A questi numeri si dovranno aggiungere quelli dell’effetto attrattivo indotto, che si trascinerà per almeno per i successivi 3-4 anni e di quelli precedenti, che godranno di presenze e lavoro su entrambi i territori. Confrontando le olimpiadi estive con le invernali delle passate edizioni, si capisce che l’effetto moltiplicativo delle prime sulle seconde è di un minimo di 3 volte e un massimo di quattro, ovvero investimento 3-4 miliardi, ritorno 9-12 miliardi, oltre al richiamo e all’utilizzo delle opere realizzate, non solo per ospitare ma anche per garantire viabilità, trasporti, logistica, ricettività e chiaramente numero di occupati diretti e indotti.

Adesso in questo periodo di grandi incertezze, che può trascinarsi per un lungo periodo,lo sport e in particolare le Olimpiadi, oltre a fungere a livello socio-economico costituiscono l’ideale incontro per ridurre contrapposizioni, oggi in corso, tra occidente e Russia e Oriente. Non a caso Milano e Cortina sono particolarmente felici di averne assunto l’impegno che avrebbe potuto essere allargato a Torino ma, che anche questa volta ha avuto il diniego da parte di una giunta pentastellata.
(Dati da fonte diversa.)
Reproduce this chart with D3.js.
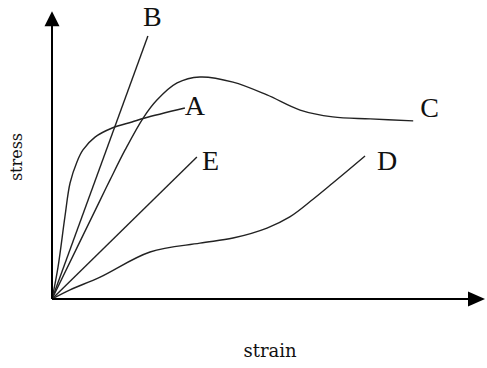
<!DOCTYPE html>
<html>
<head>
<meta charset="utf-8">
<script src="https://cdn.jsdelivr.net/npm/d3@7"></script>
<style>
  body { margin: 0; background: #fff; }
  text { fill: #111; }
</style>
</head>
<body>
<div id="vis"></div>
<script>
// stress-strain curves (strain, stress in arbitrary units)
var curveNames = ["A", "B", "C", "D", "E"];
var strainA = [0, 0.14, 0.30, 0.42, 0.58, 0.72, 1.00, 1.40, 1.86, 2.16, 3.09];
var stressA = [0, 1.12, 2.88, 4.07, 4.81, 5.23, 5.68, 6.00, 6.21, 6.35, 6.70];
var strainB = [0, 2.23];
var stressB = [0, 9.23];
var strainC = [0, 1.12, 1.35, 1.70, 2.12, 2.44, 2.91, 3.44, 4.21, 5.00, 5.77, 6.53, 7.40, 8.40];
var stressC = [0, 3.47, 4.18, 5.23, 6.35, 6.98, 7.58, 7.79, 7.61, 7.16, 6.63, 6.39, 6.32, 6.25];
var strainD = [0, 0.42, 1.12, 2.28, 3.44, 4.21, 5.00, 5.53, 6.07, 6.53, 7.28];
var stressD = [0, 0.32, 0.77, 1.65, 1.96, 2.14, 2.49, 2.88, 3.50, 4.07, 5.02];
var strainE = [0, 3.37];
var stressE = [0, 4.98];
var axisEnd = [10.07, 10.1]; // strain, stress reached by the arrows

var width = 487, height = 368;

var svg = d3.select("#vis").append("svg")
  .attr("width", width)
  .attr("height", height);

var x = d3.scaleLinear().domain([0, 10]).range([52, 482]);
var y = d3.scaleLinear().domain([0, 10]).range([299, 14]);

var series = {
  A: d3.zip(strainA, stressA),
  B: d3.zip(strainB, stressB),
  C: d3.zip(strainC, stressC),
  D: d3.zip(strainD, stressD),
  E: d3.zip(strainE, stressE)
};

// label offsets from the curve end, in pixels
var labelPos = {
  A: [0, 7], B: [-5, -10], C: [7, -4], D: [12, 14], E: [5, 13]
};

var line = d3.line()
  .x(function(d) { return x(d[0]); })
  .y(function(d) { return y(d[1]); })
  .curve(d3.curveCatmullRom.alpha(0.5));

svg.append("g").selectAll("path")
  .data(curveNames)
  .enter().append("path")
  .attr("d", function(n) { return line(series[n]); })
  .attr("fill", "none")
  .attr("stroke", "#222")
  .attr("stroke-width", 1.4);

svg.append("g").selectAll("text")
  .data(curveNames)
  .enter().append("text")
  .attr("x", function(n) { var p = series[n][series[n].length - 1]; return x(p[0]) + labelPos[n][0]; })
  .attr("y", function(n) { var p = series[n][series[n].length - 1]; return y(p[1]) + labelPos[n][1]; })
  .attr("font-family", "Liberation Serif, serif")
  .attr("font-size", 28)
  .text(function(n) { return n; });

// axes with arrow heads
var ox = x(0), oy = y(0);
var xt = x(axisEnd[0]), yt = y(axisEnd[1]);

svg.append("line")
  .attr("x1", ox).attr("y1", oy)
  .attr("x2", xt - 14).attr("y2", oy)
  .attr("stroke", "#000").attr("stroke-width", 2);
svg.append("line")
  .attr("x1", ox).attr("y1", oy)
  .attr("x2", ox).attr("y2", yt + 12)
  .attr("stroke", "#000").attr("stroke-width", 2);

svg.append("path")
  .attr("d", "M" + xt + "," + oy + "L" + (xt - 17) + "," + (oy - 7.5) + "L" + (xt - 17) + "," + (oy + 7.5) + "Z")
  .attr("fill", "#000");
svg.append("path")
  .attr("d", "M" + ox + "," + yt + "L" + (ox - 7.5) + "," + (yt + 15) + "L" + (ox + 7.5) + "," + (yt + 15) + "Z")
  .attr("fill", "#000");

svg.append("text")
  .attr("x", 270).attr("y", 357)
  .attr("text-anchor", "middle")
  .attr("font-family", "DejaVu Serif, serif")
  .attr("font-size", 18)
  .text("strain");

svg.append("text")
  .attr("transform", "translate(22,157) rotate(-90)")
  .attr("text-anchor", "middle")
  .attr("font-family", "DejaVu Serif, serif")
  .attr("font-size", 16)
  .text("stress");
</script>
</body>
</html>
Milano e Cortina non avevano di certo la necessità di accrescere la loro capacità attrattiva, ma averne di ulteriore fa bene per gli investimenti extra olimpiadi e i valori immobiliari, oltre a stimolare l’esigenza indifferibile di proseguire nell’opera di modernizzazione che le capitali mondiali, Milano lo è per fashion, design e cultura e Cortina per turismo della montagna, impongono. A cominciare dai tre aeroporti più coinvolti, i due scali milanesi e quello di Venezia, per i quali deve proseguire a tamburo battente l’opera di digitalizzazione delle operazioni e dei servizi. A seguire alla mobilità su gomma e su ferro, per Milano già ad ottimi livelli, grazie all’alta velocità su-est-ovest, e alla rete autostradale iper collegata, ma ancora in ritardo per i servizi di comunicazione digitale e i tappi delle tangenziali proprio verso il Veneto, ma anche verso il Piemonte. Importante che le regioni confinanti, Piemonte, Emilia Romagna, Friuli e Trentino si attrezzino per presentare al turismo olimpico proprie offerte per permanenze nelle loro regioni, in modo da ottenerne anch’esse un ritorno seppur minore. Evviva per le Olimpiadi di Milano e Cortina e amarezza per non aver voluto quelle di Roma.